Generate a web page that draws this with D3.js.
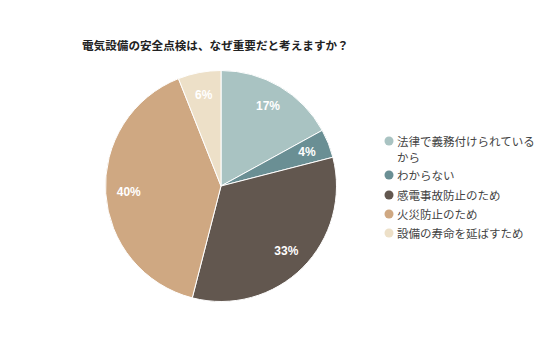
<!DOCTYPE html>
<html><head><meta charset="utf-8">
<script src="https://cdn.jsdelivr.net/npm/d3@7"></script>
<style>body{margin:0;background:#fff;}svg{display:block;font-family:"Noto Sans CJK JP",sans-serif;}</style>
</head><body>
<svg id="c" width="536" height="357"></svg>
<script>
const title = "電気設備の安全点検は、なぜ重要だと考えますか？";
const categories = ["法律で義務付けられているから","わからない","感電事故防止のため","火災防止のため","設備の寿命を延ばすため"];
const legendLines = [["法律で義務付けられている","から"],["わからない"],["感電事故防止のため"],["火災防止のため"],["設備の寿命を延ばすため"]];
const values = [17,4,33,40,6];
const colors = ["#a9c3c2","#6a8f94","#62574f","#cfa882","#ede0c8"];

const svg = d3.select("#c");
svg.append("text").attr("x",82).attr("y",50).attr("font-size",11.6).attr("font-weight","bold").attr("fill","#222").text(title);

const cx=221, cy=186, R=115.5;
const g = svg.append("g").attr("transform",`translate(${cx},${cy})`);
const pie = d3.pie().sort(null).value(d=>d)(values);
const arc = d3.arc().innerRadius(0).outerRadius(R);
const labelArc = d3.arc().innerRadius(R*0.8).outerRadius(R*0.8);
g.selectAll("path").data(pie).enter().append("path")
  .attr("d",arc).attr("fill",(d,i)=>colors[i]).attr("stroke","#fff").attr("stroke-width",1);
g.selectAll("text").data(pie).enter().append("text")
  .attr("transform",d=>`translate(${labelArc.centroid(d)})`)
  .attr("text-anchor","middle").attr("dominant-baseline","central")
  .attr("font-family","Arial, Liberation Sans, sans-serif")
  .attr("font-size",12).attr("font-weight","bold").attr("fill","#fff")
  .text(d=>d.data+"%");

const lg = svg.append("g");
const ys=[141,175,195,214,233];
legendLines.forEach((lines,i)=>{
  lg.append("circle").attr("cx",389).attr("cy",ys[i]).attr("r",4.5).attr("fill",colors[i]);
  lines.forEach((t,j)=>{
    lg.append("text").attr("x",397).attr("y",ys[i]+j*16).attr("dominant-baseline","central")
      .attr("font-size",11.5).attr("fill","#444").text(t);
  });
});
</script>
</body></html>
● ● ●
Task goal - Repeat the material above word for word, please, apart from its images.

Problem solution -
Generate a web page that draws this with D3.js.
<!DOCTYPE html>
<html><head><meta charset="utf-8">
<script src="https://cdn.jsdelivr.net/npm/d3@7"></script>
<style>body{margin:0;background:#fff;}svg{display:block;font-family:"Noto Sans CJK JP",sans-serif;}</style>
</head><body>
<svg id="c" width="536" height="357"></svg>
<script>
const title = "電気設備の安全点検は、なぜ重要だと考えますか？";
const categories = ["法律で義務付けられているから","わからない","感電事故防止のため","火災防止のため","設備の寿命を延ばすため"];
const legendLines = [["法律で義務付けられている","から"],["わからない"],["感電事故防止のため"],["火災防止のため"],["設備の寿命を延ばすため"]];
const values = [17,4,33,40,6];
const colors = ["#a9c3c2","#6a8f94","#62574f","#cfa882","#ede0c8"];

const svg = d3.select("#c");
svg.append("text").attr("x",82).attr("y",50).attr("font-size",11.6).attr("font-weight","bold").attr("fill","#222").text(title);

const cx=221, cy=186, R=115.5;
const g = svg.append("g").attr("transform",`translate(${cx},${cy})`);
const pie = d3.pie().sort(null).value(d=>d)(values);
const arc = d3.arc().innerRadius(0).outerRadius(R);
const labelArc = d3.arc().innerRadius(R*0.8).outerRadius(R*0.8);
g.selectAll("path").data(pie).enter().append("path")
  .attr("d",arc).attr("fill",(d,i)=>colors[i]).attr("stroke","#fff").attr("stroke-width",1);
g.selectAll("text").data(pie).enter().append("text")
  .attr("transform",d=>`translate(${labelArc.centroid(d)})`)
  .attr("text-anchor","middle").attr("dominant-baseline","central")
  .attr("font-family","Arial, Liberation Sans, sans-serif")
  .attr("font-size",12).attr("font-weight","bold").attr("fill","#fff")
  .text(d=>d.data+"%");

const lg = svg.append("g");
const ys=[141,175,195,214,233];
legendLines.forEach((lines,i)=>{
  lg.append("circle").attr("cx",389).attr("cy",ys[i]).attr("r",4.5).attr("fill",colors[i]);
  lines.forEach((t,j)=>{
    lg.append("text").attr("x",397).attr("y",ys[i]+j*16).attr("dominant-baseline","central")
      .attr("font-size",11.5).attr("fill","#444").text(t);
  });
});
</script>
</body></html>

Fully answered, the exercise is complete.